# Start of SUPPLIED DATA

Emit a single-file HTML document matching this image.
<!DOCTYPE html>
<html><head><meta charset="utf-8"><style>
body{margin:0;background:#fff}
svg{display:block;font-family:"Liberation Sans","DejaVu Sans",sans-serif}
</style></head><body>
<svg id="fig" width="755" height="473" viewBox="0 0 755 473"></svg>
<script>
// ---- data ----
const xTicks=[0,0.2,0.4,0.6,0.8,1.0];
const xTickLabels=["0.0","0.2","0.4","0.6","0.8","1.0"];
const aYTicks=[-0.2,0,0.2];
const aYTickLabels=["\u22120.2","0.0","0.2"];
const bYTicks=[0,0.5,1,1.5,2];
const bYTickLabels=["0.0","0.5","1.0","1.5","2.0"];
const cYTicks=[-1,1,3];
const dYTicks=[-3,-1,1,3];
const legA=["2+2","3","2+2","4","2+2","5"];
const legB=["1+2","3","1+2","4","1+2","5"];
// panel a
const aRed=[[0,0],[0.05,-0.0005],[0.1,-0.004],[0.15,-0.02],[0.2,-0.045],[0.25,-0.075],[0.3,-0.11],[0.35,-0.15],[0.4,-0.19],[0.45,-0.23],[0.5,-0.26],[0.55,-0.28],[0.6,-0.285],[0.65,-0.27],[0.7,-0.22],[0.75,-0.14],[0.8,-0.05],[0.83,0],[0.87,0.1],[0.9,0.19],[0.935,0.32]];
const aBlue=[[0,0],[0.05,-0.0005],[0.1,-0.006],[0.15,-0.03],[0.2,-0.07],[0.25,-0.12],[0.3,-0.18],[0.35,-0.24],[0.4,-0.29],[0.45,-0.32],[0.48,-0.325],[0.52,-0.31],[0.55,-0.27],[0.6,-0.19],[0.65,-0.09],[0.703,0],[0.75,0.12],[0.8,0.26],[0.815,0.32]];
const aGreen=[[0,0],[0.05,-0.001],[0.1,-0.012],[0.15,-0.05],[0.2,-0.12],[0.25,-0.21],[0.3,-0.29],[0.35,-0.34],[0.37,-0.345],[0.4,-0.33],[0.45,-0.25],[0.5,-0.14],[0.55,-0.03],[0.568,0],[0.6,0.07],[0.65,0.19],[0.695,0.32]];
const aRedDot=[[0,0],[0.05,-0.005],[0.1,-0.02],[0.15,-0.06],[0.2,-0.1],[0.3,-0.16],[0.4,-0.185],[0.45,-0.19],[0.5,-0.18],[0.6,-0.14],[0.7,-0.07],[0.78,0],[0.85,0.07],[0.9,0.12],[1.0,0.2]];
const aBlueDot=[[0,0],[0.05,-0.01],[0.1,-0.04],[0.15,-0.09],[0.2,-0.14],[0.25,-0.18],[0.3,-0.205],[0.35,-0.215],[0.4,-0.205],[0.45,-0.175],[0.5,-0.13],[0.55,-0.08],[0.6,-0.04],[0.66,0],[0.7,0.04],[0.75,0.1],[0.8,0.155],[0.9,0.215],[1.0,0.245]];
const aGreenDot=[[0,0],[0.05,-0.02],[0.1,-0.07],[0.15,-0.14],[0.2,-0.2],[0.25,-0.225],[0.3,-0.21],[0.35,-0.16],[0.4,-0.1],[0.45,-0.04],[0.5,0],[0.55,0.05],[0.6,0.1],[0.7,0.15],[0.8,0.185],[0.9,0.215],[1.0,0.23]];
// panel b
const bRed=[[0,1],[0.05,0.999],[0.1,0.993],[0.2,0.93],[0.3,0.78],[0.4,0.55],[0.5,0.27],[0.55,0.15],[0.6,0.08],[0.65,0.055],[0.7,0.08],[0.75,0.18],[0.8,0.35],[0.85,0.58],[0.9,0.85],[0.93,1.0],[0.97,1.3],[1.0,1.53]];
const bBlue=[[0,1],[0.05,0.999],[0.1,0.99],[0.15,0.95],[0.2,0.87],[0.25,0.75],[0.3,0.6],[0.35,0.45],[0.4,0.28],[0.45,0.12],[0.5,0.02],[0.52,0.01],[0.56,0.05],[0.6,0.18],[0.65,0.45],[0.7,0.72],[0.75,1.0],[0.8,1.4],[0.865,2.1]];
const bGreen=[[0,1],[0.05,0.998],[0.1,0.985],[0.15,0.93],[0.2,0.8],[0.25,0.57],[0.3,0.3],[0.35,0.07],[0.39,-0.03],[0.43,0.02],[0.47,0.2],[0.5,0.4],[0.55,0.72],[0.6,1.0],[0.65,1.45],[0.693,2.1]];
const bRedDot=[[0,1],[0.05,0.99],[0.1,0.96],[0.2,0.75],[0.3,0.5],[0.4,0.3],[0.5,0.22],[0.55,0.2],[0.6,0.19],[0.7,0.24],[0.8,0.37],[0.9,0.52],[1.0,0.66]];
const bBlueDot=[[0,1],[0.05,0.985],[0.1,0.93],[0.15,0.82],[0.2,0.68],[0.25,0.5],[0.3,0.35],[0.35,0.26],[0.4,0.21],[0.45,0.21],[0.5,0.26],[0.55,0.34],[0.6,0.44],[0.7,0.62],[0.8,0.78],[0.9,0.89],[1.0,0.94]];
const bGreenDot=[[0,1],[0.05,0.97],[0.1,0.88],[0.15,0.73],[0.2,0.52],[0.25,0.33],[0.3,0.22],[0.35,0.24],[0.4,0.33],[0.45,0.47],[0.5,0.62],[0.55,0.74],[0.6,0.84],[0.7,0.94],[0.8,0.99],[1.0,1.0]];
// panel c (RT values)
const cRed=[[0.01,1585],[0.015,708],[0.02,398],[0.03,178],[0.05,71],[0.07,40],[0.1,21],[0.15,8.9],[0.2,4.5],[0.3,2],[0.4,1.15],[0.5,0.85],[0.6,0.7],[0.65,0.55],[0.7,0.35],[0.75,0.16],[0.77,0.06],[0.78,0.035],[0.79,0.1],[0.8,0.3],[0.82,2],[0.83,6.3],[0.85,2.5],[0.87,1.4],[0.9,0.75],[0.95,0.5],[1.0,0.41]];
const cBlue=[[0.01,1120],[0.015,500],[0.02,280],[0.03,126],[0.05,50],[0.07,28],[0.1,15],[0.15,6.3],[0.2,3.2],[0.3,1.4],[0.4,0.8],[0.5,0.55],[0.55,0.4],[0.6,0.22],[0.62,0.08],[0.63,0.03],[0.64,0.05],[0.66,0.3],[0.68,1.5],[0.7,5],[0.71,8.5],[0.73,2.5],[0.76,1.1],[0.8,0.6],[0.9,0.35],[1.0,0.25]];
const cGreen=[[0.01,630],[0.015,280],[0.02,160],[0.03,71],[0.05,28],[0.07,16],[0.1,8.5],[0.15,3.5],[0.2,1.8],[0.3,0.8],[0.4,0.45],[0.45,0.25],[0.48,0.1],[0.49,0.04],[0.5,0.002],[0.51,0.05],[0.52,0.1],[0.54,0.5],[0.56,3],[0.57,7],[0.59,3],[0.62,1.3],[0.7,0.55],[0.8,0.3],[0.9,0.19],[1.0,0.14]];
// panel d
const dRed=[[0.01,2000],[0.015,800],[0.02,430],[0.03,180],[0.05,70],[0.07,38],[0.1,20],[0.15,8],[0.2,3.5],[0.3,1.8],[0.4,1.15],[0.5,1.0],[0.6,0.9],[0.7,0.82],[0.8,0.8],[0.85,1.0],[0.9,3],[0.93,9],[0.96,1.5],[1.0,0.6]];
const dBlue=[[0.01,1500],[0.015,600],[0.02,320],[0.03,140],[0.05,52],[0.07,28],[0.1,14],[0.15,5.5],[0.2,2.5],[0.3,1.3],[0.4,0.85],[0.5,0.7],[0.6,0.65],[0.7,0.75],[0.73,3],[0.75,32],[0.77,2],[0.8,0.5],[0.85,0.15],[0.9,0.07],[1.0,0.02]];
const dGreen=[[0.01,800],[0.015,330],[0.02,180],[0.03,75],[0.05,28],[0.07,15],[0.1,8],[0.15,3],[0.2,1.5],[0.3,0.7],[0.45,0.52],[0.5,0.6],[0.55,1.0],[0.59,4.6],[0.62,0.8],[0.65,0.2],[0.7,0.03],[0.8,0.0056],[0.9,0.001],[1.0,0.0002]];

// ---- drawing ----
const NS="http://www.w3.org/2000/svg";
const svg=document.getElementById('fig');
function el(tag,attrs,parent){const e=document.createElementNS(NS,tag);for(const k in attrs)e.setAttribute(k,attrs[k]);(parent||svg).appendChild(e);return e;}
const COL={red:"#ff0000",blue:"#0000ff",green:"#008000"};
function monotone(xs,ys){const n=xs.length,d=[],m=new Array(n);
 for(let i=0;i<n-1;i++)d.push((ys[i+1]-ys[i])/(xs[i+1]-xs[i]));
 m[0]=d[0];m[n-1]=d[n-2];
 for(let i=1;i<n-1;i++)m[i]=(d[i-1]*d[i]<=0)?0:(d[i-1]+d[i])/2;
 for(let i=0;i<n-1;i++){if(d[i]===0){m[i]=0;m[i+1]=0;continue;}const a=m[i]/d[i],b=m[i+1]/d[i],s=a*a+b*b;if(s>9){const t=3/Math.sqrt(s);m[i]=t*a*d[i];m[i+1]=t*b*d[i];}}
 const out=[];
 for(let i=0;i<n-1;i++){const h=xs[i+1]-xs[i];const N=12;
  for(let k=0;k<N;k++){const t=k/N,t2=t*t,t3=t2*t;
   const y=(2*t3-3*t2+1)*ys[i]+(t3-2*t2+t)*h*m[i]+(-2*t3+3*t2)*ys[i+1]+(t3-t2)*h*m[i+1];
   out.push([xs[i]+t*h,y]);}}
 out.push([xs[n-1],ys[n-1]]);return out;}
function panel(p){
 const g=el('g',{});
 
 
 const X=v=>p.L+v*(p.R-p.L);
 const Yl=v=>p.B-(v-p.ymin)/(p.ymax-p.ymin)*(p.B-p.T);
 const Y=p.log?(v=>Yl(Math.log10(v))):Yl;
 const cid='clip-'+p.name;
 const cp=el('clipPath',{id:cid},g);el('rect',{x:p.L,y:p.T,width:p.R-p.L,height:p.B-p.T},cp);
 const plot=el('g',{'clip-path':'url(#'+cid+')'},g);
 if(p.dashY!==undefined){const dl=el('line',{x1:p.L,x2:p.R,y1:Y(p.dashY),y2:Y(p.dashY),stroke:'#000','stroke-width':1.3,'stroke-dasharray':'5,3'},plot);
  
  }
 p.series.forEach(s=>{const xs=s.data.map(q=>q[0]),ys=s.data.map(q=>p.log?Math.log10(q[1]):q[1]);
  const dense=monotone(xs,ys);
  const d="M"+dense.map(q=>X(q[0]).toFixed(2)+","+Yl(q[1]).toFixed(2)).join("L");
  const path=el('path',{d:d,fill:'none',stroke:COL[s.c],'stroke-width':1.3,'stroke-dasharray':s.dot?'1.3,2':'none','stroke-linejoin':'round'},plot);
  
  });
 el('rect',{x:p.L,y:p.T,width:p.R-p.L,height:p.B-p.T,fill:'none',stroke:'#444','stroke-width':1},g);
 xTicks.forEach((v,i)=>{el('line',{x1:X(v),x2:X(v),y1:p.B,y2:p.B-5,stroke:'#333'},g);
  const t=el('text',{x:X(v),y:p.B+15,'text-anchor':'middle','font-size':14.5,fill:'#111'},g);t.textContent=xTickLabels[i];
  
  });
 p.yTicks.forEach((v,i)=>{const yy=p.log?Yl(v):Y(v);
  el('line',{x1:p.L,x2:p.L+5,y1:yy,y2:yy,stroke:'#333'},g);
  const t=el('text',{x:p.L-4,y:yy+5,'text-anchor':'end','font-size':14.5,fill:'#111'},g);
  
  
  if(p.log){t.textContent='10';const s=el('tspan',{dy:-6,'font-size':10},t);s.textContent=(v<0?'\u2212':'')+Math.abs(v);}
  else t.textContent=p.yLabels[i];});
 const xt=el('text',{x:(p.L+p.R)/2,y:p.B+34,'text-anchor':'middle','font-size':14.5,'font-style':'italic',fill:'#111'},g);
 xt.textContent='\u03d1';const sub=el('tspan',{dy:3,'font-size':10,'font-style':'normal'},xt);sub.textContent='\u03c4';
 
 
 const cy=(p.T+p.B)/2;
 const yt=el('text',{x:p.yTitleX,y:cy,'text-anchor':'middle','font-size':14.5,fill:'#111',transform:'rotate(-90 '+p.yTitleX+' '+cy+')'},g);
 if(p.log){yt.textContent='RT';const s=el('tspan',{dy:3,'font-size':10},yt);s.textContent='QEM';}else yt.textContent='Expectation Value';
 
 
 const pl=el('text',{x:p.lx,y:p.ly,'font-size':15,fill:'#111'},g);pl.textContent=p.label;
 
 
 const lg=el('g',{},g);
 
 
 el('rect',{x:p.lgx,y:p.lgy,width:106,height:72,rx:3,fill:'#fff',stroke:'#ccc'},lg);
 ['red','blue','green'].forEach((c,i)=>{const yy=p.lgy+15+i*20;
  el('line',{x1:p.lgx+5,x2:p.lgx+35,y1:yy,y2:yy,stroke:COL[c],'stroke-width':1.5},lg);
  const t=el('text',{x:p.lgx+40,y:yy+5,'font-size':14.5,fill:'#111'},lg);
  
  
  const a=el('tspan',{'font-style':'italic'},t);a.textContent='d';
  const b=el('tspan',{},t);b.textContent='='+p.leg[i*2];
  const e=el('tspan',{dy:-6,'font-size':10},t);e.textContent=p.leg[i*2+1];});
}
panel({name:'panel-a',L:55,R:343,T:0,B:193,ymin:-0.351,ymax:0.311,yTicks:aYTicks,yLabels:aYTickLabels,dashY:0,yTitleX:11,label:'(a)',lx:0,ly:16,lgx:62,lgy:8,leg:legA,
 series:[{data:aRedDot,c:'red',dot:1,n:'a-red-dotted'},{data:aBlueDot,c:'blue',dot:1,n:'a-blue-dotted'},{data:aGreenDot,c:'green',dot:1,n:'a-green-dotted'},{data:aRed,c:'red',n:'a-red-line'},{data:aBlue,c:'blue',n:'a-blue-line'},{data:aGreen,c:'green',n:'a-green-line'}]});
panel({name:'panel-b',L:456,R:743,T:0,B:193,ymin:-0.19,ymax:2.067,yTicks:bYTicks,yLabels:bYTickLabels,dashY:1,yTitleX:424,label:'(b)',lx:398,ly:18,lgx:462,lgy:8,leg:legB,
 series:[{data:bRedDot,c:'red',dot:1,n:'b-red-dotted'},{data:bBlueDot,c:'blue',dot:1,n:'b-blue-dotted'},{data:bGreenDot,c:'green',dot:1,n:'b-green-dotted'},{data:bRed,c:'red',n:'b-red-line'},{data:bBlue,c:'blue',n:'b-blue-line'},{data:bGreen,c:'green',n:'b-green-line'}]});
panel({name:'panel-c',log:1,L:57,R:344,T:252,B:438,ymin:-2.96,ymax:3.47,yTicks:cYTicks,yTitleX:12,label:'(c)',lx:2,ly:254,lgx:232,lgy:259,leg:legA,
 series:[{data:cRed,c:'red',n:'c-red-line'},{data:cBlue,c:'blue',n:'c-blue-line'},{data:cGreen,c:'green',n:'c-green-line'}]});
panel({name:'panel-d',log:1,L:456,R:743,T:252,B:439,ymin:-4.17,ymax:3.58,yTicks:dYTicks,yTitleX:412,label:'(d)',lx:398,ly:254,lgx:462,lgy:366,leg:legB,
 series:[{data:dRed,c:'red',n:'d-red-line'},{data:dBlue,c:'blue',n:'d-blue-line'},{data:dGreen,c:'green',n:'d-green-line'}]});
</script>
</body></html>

# End of SUPPLIED DATA

§ EXERCISE OBJECTIVE
How many lines in the listing contain "document"? Answer with the number alone.

§ EXPECTED OUTPUT
3